→ **Task statement**:
Leave the pictures out and write out exactly the lines from the top of the entries through the line containing "import plotly.graph_objects as go".

===== Record extracts

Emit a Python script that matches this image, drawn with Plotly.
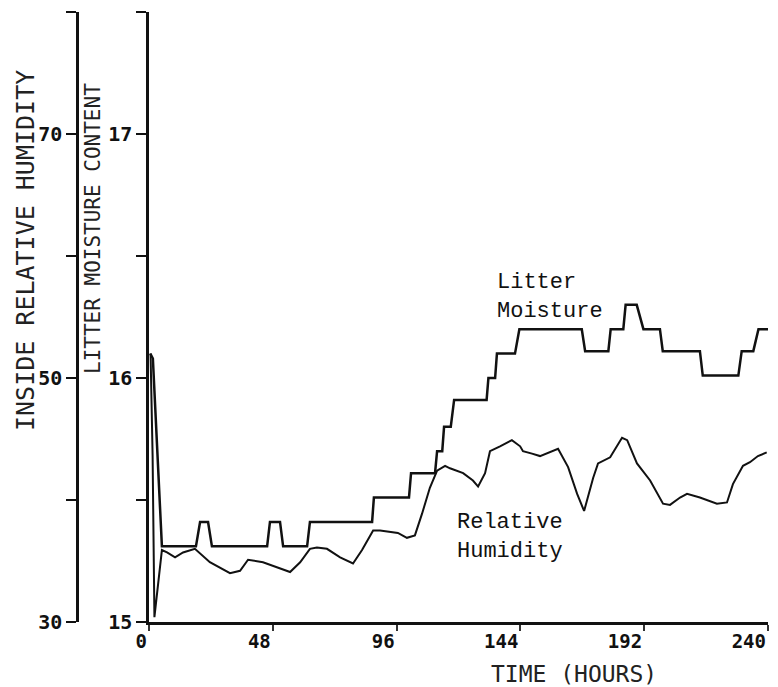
import plotly.graph_objects as go

# Litter moisture content (%), step-like record
litter_t = [0.5, 1.5, 5.0, 18.2, 19.8, 22.9, 24.4, 45.8, 46.9, 50.8, 52.0, 61.3, 62.4,
            86.5, 87.2, 100.8, 101.6, 110.9, 111.7, 113.7, 114.4, 117.0, 118.3,
            130.9, 131.6, 134.2, 134.9, 141.9, 143.6, 167.8, 169.1, 178.1, 179.0,
            183.9, 184.8, 189.1, 191.7, 198.1, 199.2, 213.6, 214.7, 228.5, 229.8,
            234.3, 236.3, 240.0]
litter_v = [16.10, 16.08, 15.31, 15.31, 15.41, 15.41, 15.31, 15.31, 15.41, 15.41, 15.31, 15.31, 15.41,
            15.41, 15.51, 15.51, 15.61, 15.61, 15.70, 15.70, 15.80, 15.80, 15.91,
            15.91, 16.00, 16.00, 16.10, 16.10, 16.20, 16.20, 16.11, 16.11, 16.20,
            16.20, 16.30, 16.30, 16.20, 16.20, 16.11, 16.11, 16.01, 16.01, 16.11,
            16.11, 16.20, 16.20]

# Inside relative humidity (%)
rh_t = [0.6, 1.4, 2.1, 3.7, 5.0, 7.0, 10.1, 13.2, 17.8, 23.6, 31.4, 35.3, 38.4, 44.2,
        49.6, 54.7, 58.6, 62.4, 65.1, 69.0, 74.1, 77.9, 79.1, 82.6, 86.9, 89.6, 96.5,
        100.0, 103.1, 105.9, 108.9, 111.7, 114.8, 116.7, 121.8, 125.6, 127.6, 130.3,
        132.2, 136.1, 140.7, 143.9, 145.0, 148.5, 151.6, 158.6, 162.5, 166.0, 168.7,
        172.2, 174.1, 178.8, 183.4, 185.4, 189.2, 194.3, 199.3, 202.0, 205.9, 208.6,
        213.6, 220.2, 224.1, 226.4, 230.3, 233.0, 236.1, 239.5]
rh_v = [52.0, 43.6, 30.4, 33.4, 35.9, 35.7, 35.3, 35.7, 36.0, 34.9, 34.0, 34.2, 35.1, 34.9,
        34.5, 34.1, 34.9, 36.0, 36.1, 36.0, 35.3, 34.9, 34.8, 35.9, 37.5, 37.5, 37.3,
        36.9, 37.1, 38.9, 41.0, 42.4, 42.8, 42.6, 42.2, 41.6, 41.1, 42.2,
        44.0, 44.4, 44.9, 44.4, 44.0, 43.8, 43.6, 44.2, 42.7, 40.5, 39.1,
        41.8, 43.0, 43.5, 45.1, 44.9, 43.0, 41.6, 39.7, 39.6, 40.2, 40.5,
        40.2, 39.7, 39.8, 41.3, 42.8, 43.1, 43.6, 43.9]

x_ticks = [0, 48, 96, 144, 192, 240]
lm_ticks = [15, 15.5, 16, 16.5, 17, 17.5]
lm_text = ["15", "", "16", "", "17", ""]
rh_ticks = [30, 40, 50, 60, 70, 80]
rh_text = ["30", "", "50", "", "70", ""]

tick_font = dict(family="DejaVu Sans Mono", size=20, color="#111", weight="bold")
xtick_font = dict(family="DejaVu Sans Mono", size=19, color="#111", weight="bold")
label_font = dict(family="Liberation Mono", size=22, color="#111")
title_font = dict(family="DejaVu Sans Mono", color="#222")

fig = go.Figure()
fig.add_trace(go.Scatter(x=litter_t, y=litter_v, mode="lines",
                         line=dict(color="#111", width=2.5), yaxis="y", showlegend=False))
fig.add_trace(go.Scatter(x=rh_t, y=rh_v, mode="lines",
                         line=dict(color="#111", width=2), yaxis="y2", showlegend=False))

L, R, T, B = 10, 10, 12, 65
W, H = 778, 687
pw = W - L - R
ph = H - T - B

def px_to_paper_x(px):
    return (px - L) / pw

def py_to_paper_y(py):
    return (H - B - py) / ph

fig.update_layout(
    width=W, height=H,
    margin=dict(l=L, r=R, t=T, b=B, autoexpand=False),
    paper_bgcolor="white", plot_bgcolor="white",
    xaxis=dict(domain=[px_to_paper_x(149), 1.0], range=[0, 240], automargin=False,
               tickvals=x_ticks, ticktext=[str(v) for v in x_ticks],
               ticks="outside", ticklen=6, tickwidth=1.5, tickcolor="#333",
               ticklabelposition="outside left",
               showline=True, linecolor="#111", linewidth=2.5,
               showgrid=False, zeroline=False, tickfont=xtick_font),
    yaxis=dict(range=[15, 17.5], tickvals=lm_ticks, ticktext=lm_text, automargin=False,
               ticks="outside", ticklen=10, tickwidth=2, tickcolor="#111",
               showline=True, linecolor="#111", linewidth=2.5,
               showgrid=False, zeroline=False, tickfont=tick_font),
    yaxis2=dict(range=[30, 80], tickvals=rh_ticks, ticktext=rh_text, automargin=False,
                overlaying="y", anchor="free", position=px_to_paper_x(77), side="left",
                ticks="outside", ticklen=10, tickwidth=2, tickcolor="#111",
                showline=True, linecolor="#111", linewidth=2.5,
                showgrid=False, zeroline=False, tickfont=tick_font),
)

annotations = [
    dict(text="INSIDE RELATIVE HUMIDITY", xref="paper", yref="paper",
         x=px_to_paper_x(25), y=py_to_paper_y(251), textangle=-90,
         showarrow=False, font=dict(size=25, **title_font),
         xanchor="center", yanchor="middle"),
    dict(text="LITTER MOISTURE CONTENT", xref="paper", yref="paper",
         x=px_to_paper_x(93), y=py_to_paper_y(229), textangle=-90,
         showarrow=False, font=dict(size=21, **title_font),
         xanchor="center", yanchor="middle"),
    dict(text="TIME (HOURS)", xref="paper", yref="paper",
         x=px_to_paper_x(574), y=py_to_paper_y(674),
         showarrow=False, font=dict(size=23, **title_font),
         xanchor="center", yanchor="middle"),
    dict(text="Litter<br>Moisture", xref="x", yref="y", x=134.2, y=16.33,
         showarrow=False, font=label_font, align="left",
         xanchor="left", yanchor="middle"),
    dict(text="Relative<br>Humidity", xref="x", yref="y", x=118.6, y=15.35,
         showarrow=False, font=label_font, align="left",
         xanchor="left", yanchor="middle"),
]
fig.update_layout(annotations=annotations)

fig.write_html("out.html")
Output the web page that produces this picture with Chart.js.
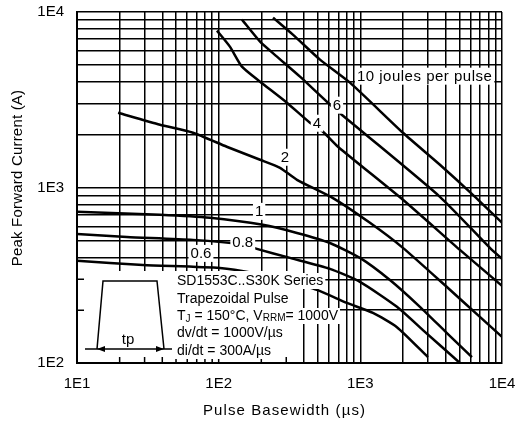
<!DOCTYPE html>
<html>
<head>
<meta charset="utf-8">
<script src="https://cdn.jsdelivr.net/npm/chart.js@4.4.1/dist/chart.umd.min.js"></script>
<style>
  body { margin: 0; background: #fff; }
  #chart { display: block; }
</style>
</head>
<body>
<canvas id="chart" width="524" height="429"></canvas>
<script>
// pulse basewidth (us) -> peak forward current (A), one pair per energy curve
const j10X = [242, 334, 519, 845, 1998, 3646, 6232, 10000];
const j10Y = [9292, 7431, 5352, 3957, 2051, 1348, 908, 629];
const j6X = [146, 196, 258, 375, 591, 754, 994, 3646, 8215, 10000];
const j6Y = [9049, 6778, 5567, 4281, 3042, 2565, 2134, 885, 453, 392];
const j4X = [97.3, 120, 146, 196, 303, 441, 545, 695, 1998, 5045, 10000];
const j4Y = [7832, 6348, 4882, 4009, 3042, 2339, 2078, 1707, 851, 441, 275];
const j2X = [19.5, 38.5, 65.9, 114, 196, 271, 357, 641, 1169, 1998, 4085, 6982, 10000];
const j2Y = [2668, 2279, 2051, 1707, 1439, 1295, 1106, 870, 629, 453, 271, 183, 141];
const j1X = [10, 38.5, 86.8, 205, 357, 610, 994, 1618, 2634, 4085, 6133];
const j1Y = [727, 699, 672, 613, 551, 483, 397, 297, 209, 148, 108];
const j08X = [10, 22.5, 65.9, 153, 186, 319, 610, 994, 1813, 2765, 5045];
const j08Y = [544, 523, 503, 471, 447, 397, 344, 290, 209, 154, 100];
const j06X = [10, 29.2, 102, 175, 294, 494, 804, 1227, 1813, 3000];
const j06Y = [382, 362, 348, 326, 294, 261, 220, 193, 160, 108];

// curve labels and where they sit (data coords)
const curveLabels = ['10 joules per pulse', '6', '4', '2', '1', '0.8', '0.6'];
const labelX = [946, 684, 494, 294, 193, 148, 75];
const labelY = [4337, 2964, 2339, 1497, 736, 490, 424];

const xDecades = [10, 100, 1000, 10000];
const xTickLabels = ['1E1', '1E2', '1E3', '1E4'];
const yDecades = [100, 1000, 10000];
const yTickLabels = ['1E2', '1E3', '1E4'];
const gridSteps = [1, 2, 3, 4, 5, 6, 7, 8, 9];
const xTitle = 'Pulse Basewidth (µs)';
const yTitle = 'Peak Forward Current (A)';

const family = '"Liberation Sans", Arial, sans-serif';

function logTicks(decades) {
    const out = [];
    decades.forEach((d, i) => {
        if (i === decades.length - 1) { out.push(d); return; }
        gridSteps.forEach(s => out.push(d * s));
    });
    return out.map(v => ({ value: v }));
}

const series = [[j10X, j10Y], [j6X, j6Y], [j4X, j4Y], [j2X, j2Y], [j1X, j1Y], [j08X, j08Y], [j06X, j06Y]];

const overlay = {
    id: 'overlay',
    afterDatasetsDraw(chart) {
        const { ctx, chartArea: ca, scales: { x, y } } = chart;
        ctx.save();

        // white inset box in the lower left, grid only shows as stubs
        const bx0 = ca.left + 1, bx1 = ca.left + 221, by0 = ca.bottom - 92, by1 = ca.bottom - 1;
        ctx.fillStyle = '#fff';
        ctx.fillRect(bx0, by0, bx1 - bx0, by1 - by0);
        ctx.strokeStyle = '#000';
        ctx.lineWidth = 1.5;
        ctx.beginPath();
        x.ticks.forEach(t => {
            const px = x.getPixelForValue(t.value);
            if (px > bx0 + 2 && px < bx1) { ctx.moveTo(px, ca.bottom); ctx.lineTo(px, ca.bottom - 6); }
        });
        y.ticks.forEach(t => {
            const py = y.getPixelForValue(t.value);
            if (py > by0 && py < by1 - 2) { ctx.moveTo(ca.left, py); ctx.lineTo(ca.left + 7, py); }
        });
        ctx.stroke();

        // trapezoid pulse sketch
        const L = ca.left, B = ca.bottom;
        ctx.lineWidth = 1.5;
        ctx.beginPath();
        ctx.moveTo(L + 8, B - 14); ctx.lineTo(L + 20, B - 14);
        ctx.lineTo(L + 26, B - 82); ctx.lineTo(L + 80, B - 82);
        ctx.lineTo(L + 87, B - 14); ctx.lineTo(L + 95, B - 14);
        ctx.moveTo(L + 20, B - 14); ctx.lineTo(L + 87, B - 14);
        ctx.stroke();
        ctx.fillStyle = '#000';
        ctx.beginPath();
        ctx.moveTo(L + 20, B - 14); ctx.lineTo(L + 28, B - 17); ctx.lineTo(L + 28, B - 11); ctx.closePath();
        ctx.moveTo(L + 87, B - 14); ctx.lineTo(L + 79, B - 17); ctx.lineTo(L + 79, B - 11); ctx.closePath();
        ctx.fill();
        ctx.font = '15px ' + family;
        ctx.textAlign = 'center';
        ctx.textBaseline = 'middle';
        ctx.fillText('tp', L + 51, B - 23);

        // inset notes
        ctx.textAlign = 'left';
        const tx = L + 100;
        const rows = [B - 82, B - 64, B - 47, B - 30, B - 12];
        const plain = (txt, row) => {
            ctx.font = '14px ' + family;
            const w = ctx.measureText(txt).width;
            ctx.fillStyle = '#fff';
            ctx.fillRect(tx - 2, rows[row] - 8, w + 4, 16);
            ctx.fillStyle = '#000';
            ctx.fillText(txt, tx, rows[row]);
        };
        plain('SD1553C..S30K Series', 0);
        plain('Trapezoidal Pulse', 1);
        plain('dv/dt = 1000V/µs', 3);
        plain('di/dt = 300A/µs', 4);
        // line with subscripts
        const parts = [['T', 14, 0], ['J', 10, 3], [' = 150°C, V', 14, 0], ['RRM', 10, 2], ['= 1000V', 14, 0]];
        let w = 0;
        parts.forEach(p => { ctx.font = p[1] + 'px ' + family; w += ctx.measureText(p[0]).width; });
        ctx.fillStyle = '#fff';
        ctx.fillRect(tx - 2, rows[2] - 8, w + 4, 16);
        ctx.fillStyle = '#000';
        let cx = tx;
        parts.forEach(p => {
            ctx.font = p[1] + 'px ' + family;
            ctx.fillText(p[0], cx, rows[2] + p[2]);
            cx += ctx.measureText(p[0]).width;
        });

        // curve labels
        ctx.font = '15px ' + family;
        curveLabels.forEach((txt, i) => {
            ctx.letterSpacing = i === 0 ? '0.5px' : '0px';
            const px = x.getPixelForValue(labelX[i]);
            const py = y.getPixelForValue(labelY[i]);
            const tw = ctx.measureText(txt).width;
            const left = i === 0 ? px : px - tw / 2;
            ctx.fillStyle = '#fff';
            ctx.fillRect(left - 2, py - 8, tw + 4, 17);
            ctx.fillStyle = '#000';
            ctx.fillText(txt, left, py + 1);
        });

        // axis titles, drawn here so they sit where the original has them
        ctx.letterSpacing = '1.1px';
        ctx.textAlign = 'center';
        ctx.fillText(xTitle, (ca.left + ca.right) / 2 - 5, 411);
        ctx.letterSpacing = '0.2px';
        ctx.translate(18, 178);
        ctx.rotate(-Math.PI / 2);
        ctx.fillText(yTitle, 0, 0);
        ctx.restore();
    }
};

new Chart(document.getElementById('chart'), {
    type: 'line',
    data: {
        datasets: series.map(([xs, ys]) => ({
            data: xs.map((v, i) => ({ x: v, y: ys[i] })),
            borderColor: '#000',
            borderWidth: 2.5,
            pointRadius: 0,
            tension: 0.2,
            fill: false
        }))
    },
    options: {
        responsive: false,
        animation: false,
        layout: { padding: { left: 8, right: 22, top: 12, bottom: 8 } },
        plugins: { legend: { display: false }, tooltip: { enabled: false } },
        scales: {
            x: {
                type: 'logarithmic',
                min: 10,
                max: 10000,
                afterBuildTicks: s => { s.ticks = logTicks(xDecades); },
                afterFit: s => { s.height = 58; s.paddingLeft = 0; s.paddingRight = 0; },
                ticks: {
                    autoSkip: false,
                    maxRotation: 0,
                    padding: 12,
                    color: '#000',
                    font: { size: 15, family },
                    callback: v => { const i = xDecades.indexOf(v); return i >= 0 ? xTickLabels[i] : ''; }
                },
                grid: { color: '#000', lineWidth: 1.5, drawTicks: false },
                border: { color: '#000', width: 2 },
                title: { display: false }
            },
            y: {
                type: 'logarithmic',
                min: 100,
                max: 10000,
                afterBuildTicks: s => { s.ticks = logTicks(yDecades); },
                afterFit: s => { s.width = 69; s.paddingTop = 0; s.paddingBottom = 0; },
                ticks: {
                    autoSkip: false,
                    padding: 13,
                    color: '#000',
                    font: { size: 15, family },
                    callback: v => { const i = yDecades.indexOf(v); return i >= 0 ? yTickLabels[i] : ''; }
                },
                grid: { color: '#000', lineWidth: 1.5, drawTicks: false },
                border: { color: '#000', width: 2 },
                title: { display: false }
            }
        }
    },
    plugins: [overlay]
});
</script>
</body>
</html>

==========

→ **Solution to the problem**:
Emit a Python script that matches this image, drawn with Plotly.
import plotly.graph_objects as go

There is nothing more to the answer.